Liberia had been declared Ebola free in May of 2014 but was hit again months later because of the latency of the virus.

While Ebola clears from the blood relatively quickly in survivors, it can remain in some male survivors for up to a year, causing a risk of sexual transmission. Virologists discovered last year that the virus can also linger in the spinal fluid, after the Scottish nurse Pauline Cafferkey developed meningitis caused by the virus nine months after she had received the all clear.

The case of American doctor Ian Crozier also demonstrated that the virus can also linger in ocular fluid after one of his eyes became damaged and changed colour.

On Wednesday, a report from a group of international health experts convened in the wake of the crisis warned that infectious diseases represent a threat matched only by wars and natural disasters when it comes to endangering life and disrupting societies.

But despite the scale of the menace, the Commission on Creating a Global Health Risk Framework for the Future found that efforts to prepare for pandemics have been chronically underfunded.
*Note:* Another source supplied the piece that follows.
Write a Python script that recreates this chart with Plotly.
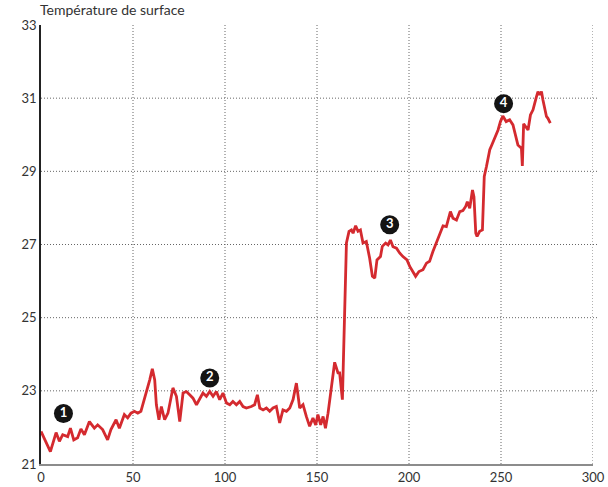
import plotly.graph_objects as go

# Data
x_vals = [0.0, 5.1, 8.2, 10.0, 11.8, 14.5, 16.0, 17.8, 19.9, 21.7, 23.6, 26.3, 29.0, 30.8, 33.5,
          36.2, 38.0, 40.8, 42.6, 45.3, 47.1, 48.9, 50.8, 52.6, 54.3, 56.2, 57.3, 59.1, 60.5, 61.8,
          62.7, 64.1, 65.4, 67.2, 69.0, 71.7, 73.6, 75.4, 77.2, 79.0, 80.8, 82.6, 84.5, 86.3, 88.0,
          89.9, 91.7, 93.5, 95.3, 97.1, 98.9, 100.8, 102.6, 104.3, 106.2, 108.0, 109.8, 111.6, 114.3,
          116.1, 117.6, 118.9, 120.7, 122.5, 124.3, 126.1, 127.9, 129.7, 131.5, 133.4, 135.2, 137.0,
          138.8, 140.6, 142.4, 144.2, 146.0, 147.8, 149.3, 150.5, 152.0, 153.3, 154.6, 156.0, 157.8,
          159.6, 161.4, 162.3, 163.8, 165.1, 166.0, 167.4, 168.7, 169.6, 171.0, 172.3, 173.6, 175.0,
          176.8, 178.6, 180.1, 181.4, 182.6, 184.5, 185.5, 187.3, 188.6, 189.9, 191.3, 193.2, 194.9,
          196.7, 198.9, 200.4, 202.2, 203.6, 205.4, 207.6, 209.5, 211.2, 213.0, 214.9, 216.3, 218.5,
          220.3, 222.5, 223.9, 225.8, 227.6, 229.3, 230.8, 231.7, 233.0, 234.5, 235.3, 236.3, 237.0,
          238.4, 239.9, 240.9, 242.1, 243.9, 245.0, 246.6, 248.4, 249.7, 251.0, 252.8, 254.7, 256.5,
          259.2, 261.1, 261.6, 262.3, 264.7, 266.0, 267.4, 269.2, 270.1, 271.0, 272.0, 272.8, 273.7,
          274.7, 275.5, 276.8]
temperature = [21.89, 21.34, 21.86, 21.62, 21.80, 21.75, 21.98, 21.66, 21.72, 21.96, 21.80, 22.16,
               21.98, 22.07, 21.94, 21.66, 21.94, 22.21, 21.98, 22.35, 22.26, 22.39, 22.44, 22.39,
               22.44, 22.76, 22.94, 23.30, 23.60, 23.30, 22.62, 22.21, 22.57, 22.21, 22.39, 23.08,
               22.85, 22.16, 22.94, 22.98, 22.89, 22.80, 22.62, 22.80, 22.94, 22.85, 22.98, 22.85,
               22.98, 22.76, 22.94, 22.67, 22.62, 22.71, 22.62, 22.71, 22.57, 22.53, 22.57, 22.62,
               22.89, 22.53, 22.48, 22.53, 22.44, 22.53, 22.57, 22.12, 22.48, 22.44, 22.53, 22.76,
               23.21, 22.53, 22.62, 22.30, 22.03, 22.26, 22.07, 22.35, 22.07, 22.30, 21.98, 22.39,
               23.12, 23.78, 23.49, 23.49, 22.76, 25.22, 27.04, 27.36, 27.40, 27.31, 27.51, 27.36,
               27.40, 27.04, 27.08, 26.63, 26.13, 26.08, 26.58, 26.67, 26.95, 27.04, 26.99, 27.12,
               26.94, 26.90, 26.77, 26.67, 26.58, 26.40, 26.26, 26.13, 26.26, 26.31, 26.49, 26.54,
               26.81, 27.04, 27.22, 27.51, 27.49, 27.90, 27.72, 27.67, 27.90, 27.93, 28.04, 28.17,
               27.99, 28.49, 28.31, 27.31, 27.22, 27.36, 27.40, 28.86, 29.13, 29.59, 29.72, 29.93,
               30.13, 30.36, 30.51, 30.36, 30.41, 30.27, 29.72, 29.63, 29.15, 30.30, 30.13, 30.54,
               30.68, 31.03, 31.18, 31.09, 31.18, 30.95, 30.77, 30.50, 30.45, 30.32]

marker_x = [12.2, 91.7, 189.5, 251.4]
marker_y = [22.38, 23.35, 27.54, 30.85]
marker_labels = ["1", "2", "3", "4"]

x_ticks = [0, 50, 100, 150, 200, 250, 300]
y_ticks = [21, 23, 25, 27, 29, 31, 33]
y_grid = [23, 25, 27, 29, 31]

fig = go.Figure()
fig.add_trace(go.Scatter(
    x=x_vals, y=temperature, mode="lines",
    line=dict(color="#d42a2f", width=2.8, shape="linear"),
    hoverinfo="skip", showlegend=False,
))
fig.add_trace(go.Scatter(
    x=marker_x, y=marker_y, mode="markers+text",
    marker=dict(size=19, color="#141414", line=dict(width=0)),
    text=marker_labels, textposition="middle center",
    textfont=dict(family="Lato", size=13, color="white", weight="bold"),
    hoverinfo="skip", showlegend=False,
))

grid_line = dict(color="#666666", width=1, dash="1px,2px")
shapes = []
for v in y_grid:
    shapes.append(dict(type="line", xref="paper", yref="y", x0=0, x1=1.01, y0=v, y1=v,
                       line=grid_line, layer="below"))
for v in x_ticks[1:]:
    shapes.append(dict(type="line", xref="x", yref="y", x0=v, x1=v, y0=21, y1=33,
                       line=grid_line, layer="below"))

fig.update_layout(
    width=608, height=487,
    margin=dict(l=41, r=15, t=25, b=23, autoexpand=False),
    paper_bgcolor="white", plot_bgcolor="white",
    shapes=shapes,
    font=dict(family="Lato", size=13, color="#333333"),
    title=dict(text="Température de surface", x=0, xref="container", xanchor="left",
               y=1, yref="container", yanchor="top", pad=dict(l=40, t=5),
               font=dict(family="Lato", size=14, color="#333333")),
    xaxis=dict(range=[0, 300], tickvals=x_ticks, showgrid=False, zeroline=False,
               showline=True, linecolor="#8c8c8c", linewidth=2, ticks="", automargin=False,
               tickfont=dict(family="Lato", size=13, color="#333333"), fixedrange=True),
    yaxis=dict(range=[21, 33], tickvals=y_ticks, showgrid=False, zeroline=False,
               showline=True, linecolor="#222222", linewidth=1.5, ticks="", automargin=False,
               tickfont=dict(family="Lato", size=13, color="#333333"), fixedrange=True),
)

fig.write_html("out.html", config={"displayModeBar": False},
               post_script="document.body.style.margin='0';document.body.style.overflow='hidden';")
It says a global investment of £3 billion each year – or 40p a person – would go a long way to reducing the threat posed by infectious diseases.

The report recommends strengthening health systems in low-income countries as a first line of defence, establishing a permanent WHO health emergency centre to lead and coordinate defences and action, and stepping up research and development into infectious diseases through an annual investment of at least £686 million.

The WHO has faced fierce and sustained criticism over its handling of the crisis: the delay in sounding the alarm slowed the deployment of medical personnel, protective gear and medicines – and prompt calls for the organisation to be stripped of its role in declaring disease outbreaks as international emergencies – and the WHO was found to have toned down its own admissions of failure.

In April last year, the UN secretary general, Ban Ki-moon, appointed a high-level panel to study the lessons of the Ebola crisis and improve the world’s response to health crises.

A WHO spokesman said it had learned much from the outbreak and had already embarked on a “profound shift” towards becoming a fully operational emergency organisation.